Rûdaw: 20 Ekim tarihinde Kürdistan Bölgesi seçimleri gerçekleştirildi. Seçim sonrası tabloya ilişkin değerlendirmeniz nedir? Kurulacak Yeni Kürdistan Hükümeti Türkiye’de ki Kürt meselesinin çözümüne nasıl bir katkı sunabilir?

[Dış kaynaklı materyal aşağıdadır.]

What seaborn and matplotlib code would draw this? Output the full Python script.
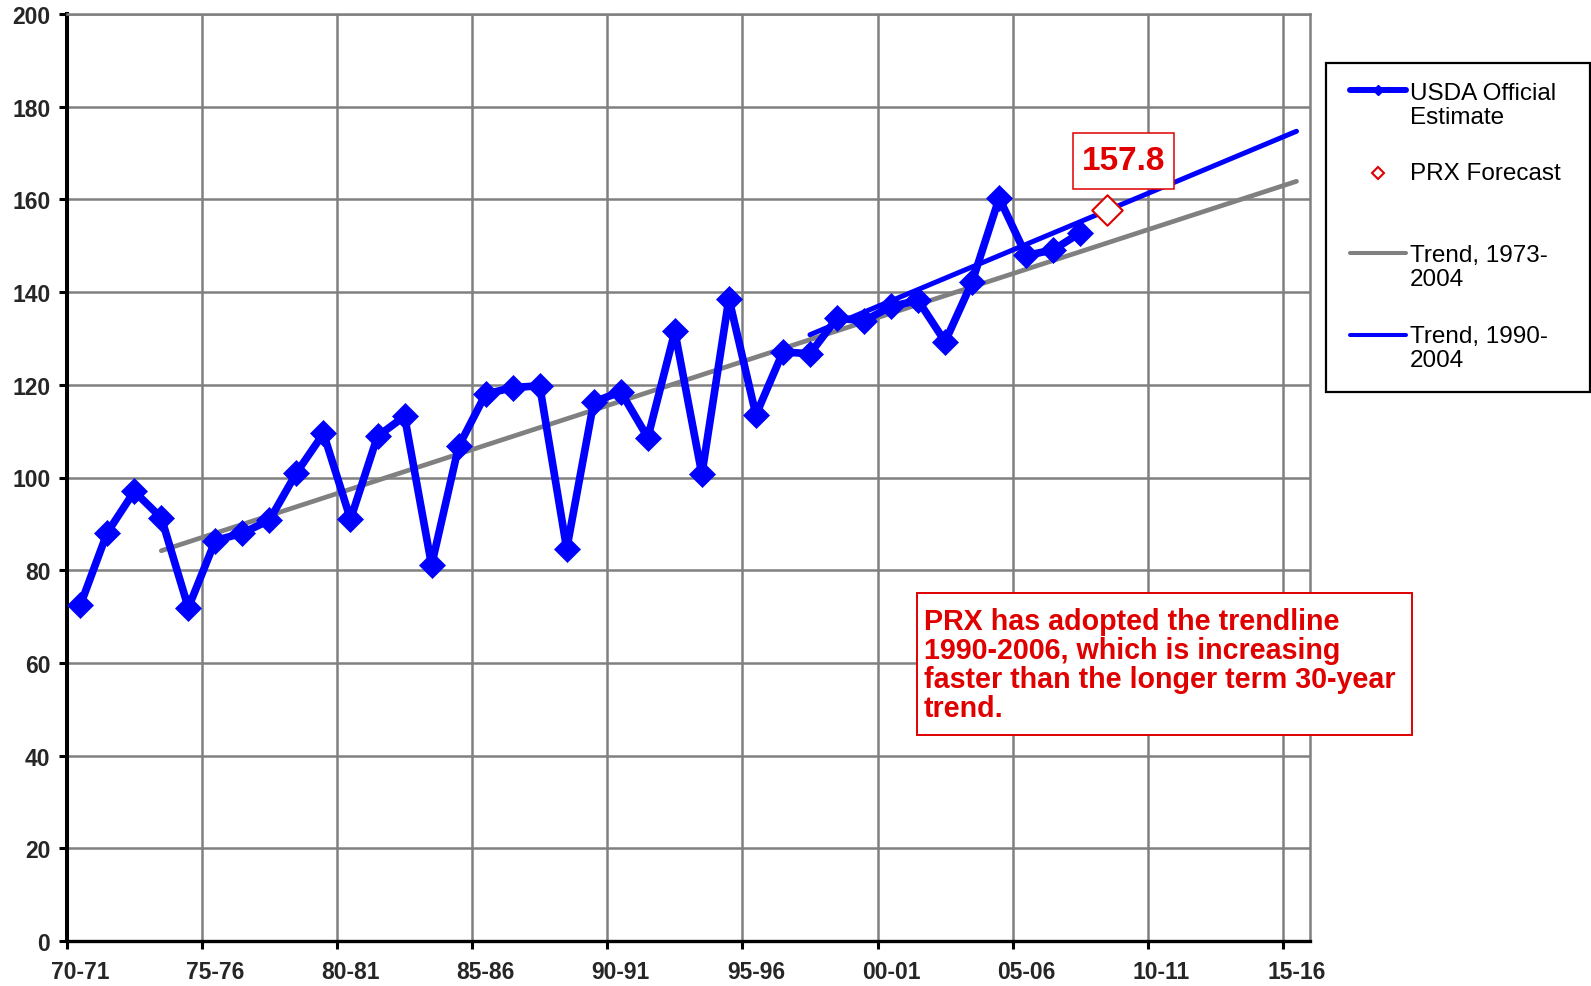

Orhan Miroğlu: Kürdistan’daki seçimler istikrarın korunacağının anlaşıldığı seçimler oldu. Üç aşağı beş yukarı herkes kendi yerinde! KDP ve YNK arasında kampanyada kullanılan sert siyasi üslup umarım yerini yumuşamaya bırakır. Yeni Nesil sanki sürpriz yaptı. İslami hareket siyasi temsildeki gücünü korudu, bir koalisyon hükümeti olacağı görülüyor. IKBY’de istikrarın korunmasının Türkiye’de başlayan sürece katkı sunacağı muhakkak. Erbil -Ankara arasındaki siyasi, ekonomik ilişkiler bilhassa Türkiye’deki Kürt vatandaşlarına bütün bu çatışma içinde geçen çeyrek yüzyıla rağmen başka bir yol başka bir model ve örnek ilişki biçimi olduğunu göstermesi bakımından da son derece önemlidir.
Rûdaw: Sayın Bahçeli’nin açıklamalarından sadece bir gün sonra TUSAŞ’a bir saldırı gerçekleştirildi. Yapılan bu saldırıyı nasıl değerlendiriyorsunuz?
Orhan Miroğlu: Şiddetle kınıyorum. Beş vatandaşımızı maalesef şehit verdik. Yaralılarımız var. Kandil’den gelen açıklamalar hatırlandığında, bu saldırı, PKK’nın Öcalan’a yapılan teklife kanlı bir cevap olduğunu gösteriyor. Ne dediler, “Ortadoğu’da başlayan savaşın merkezi Türkiye olacak” dediler. Öcalan’ı da, süreci de boşa çıkarmak ve radikal milliyetçilerin değirmenine su taşımak! Temel amaç bu!
Tabi ki eylemin savunma sanayini hedef alması bir o kadar önemli. Türkiye, eğer bugün PKK’ya karşı askeri harekatlarda başarılı olduysa, bunda savunma sanayiinin yeniden inşa edilmesinin önemi çok büyük. Çok profesyonel ama hiç bir şekilde, çözüm isteyenleri caydıracak bir eylem değil. Biz bu filmi çok seyrettik!